In 1610, Galileo used a telescope to discover the four largest moons of Jupiter, and for more than two hundred years the only way to get a better look at the night sky was to build a bigger telescope. In the 19th century, astronomers began hauling telescopes up mountains to reduce the amount of atmospheric interference blurring their observations. By 1968, astronomers achieved the ultimate high-altitude telescope by successfully launching the first space telescope into orbit, the Orbiting Astronomical Observatory 2 (OAO-2).
Scientists working on the OAO missions may have thought that they had finally discovered the best kind of telescope, one high above the distorting air of the atmosphere. But using a new technology called adaptive optics—a deformable mirror system with lasers that can correct for atmospheric interference in real time—astronomers have managed to snap a sharper picture of Neptune with a ground-based telescope than is possible with even the mighty Hubble Space Telescope.
The Very Large Telescope (VLT) in the Atacama Desert of Chile, operated by the European Southern Observatory (ESO), has been steadily improving its adaptive optics for almost two years.
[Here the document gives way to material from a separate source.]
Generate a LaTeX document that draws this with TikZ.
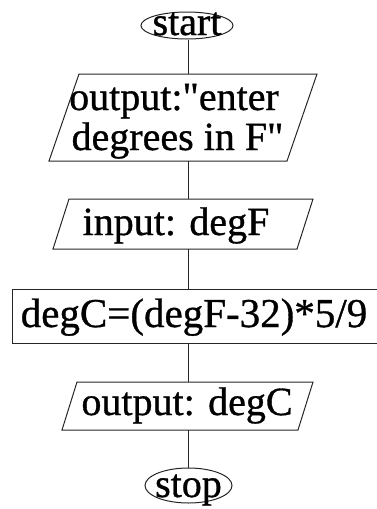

The GALACSI (Ground Atmospheric Layer Adaptive Corrector for Spectroscopic Imaging) system works with a variety of instruments on the telescope—which is actually four 8.2-meter telescopes—to take observations across a wide range of the electromagnetic spectrum (different wavelengths or colors of light).
The latest upgrade pairs GALACSI with the MUSE (Multi Unit Spectroscopic Explorer) instrument, working with the VLT's Unit Telescope 4. MUSE is capable of imaging the night sky in both wide-field and narrow-field modes. Previously, in wide field mode, GALACSI and MUSE were used to correct for atmospheric interference up to one kilometer above the telescope.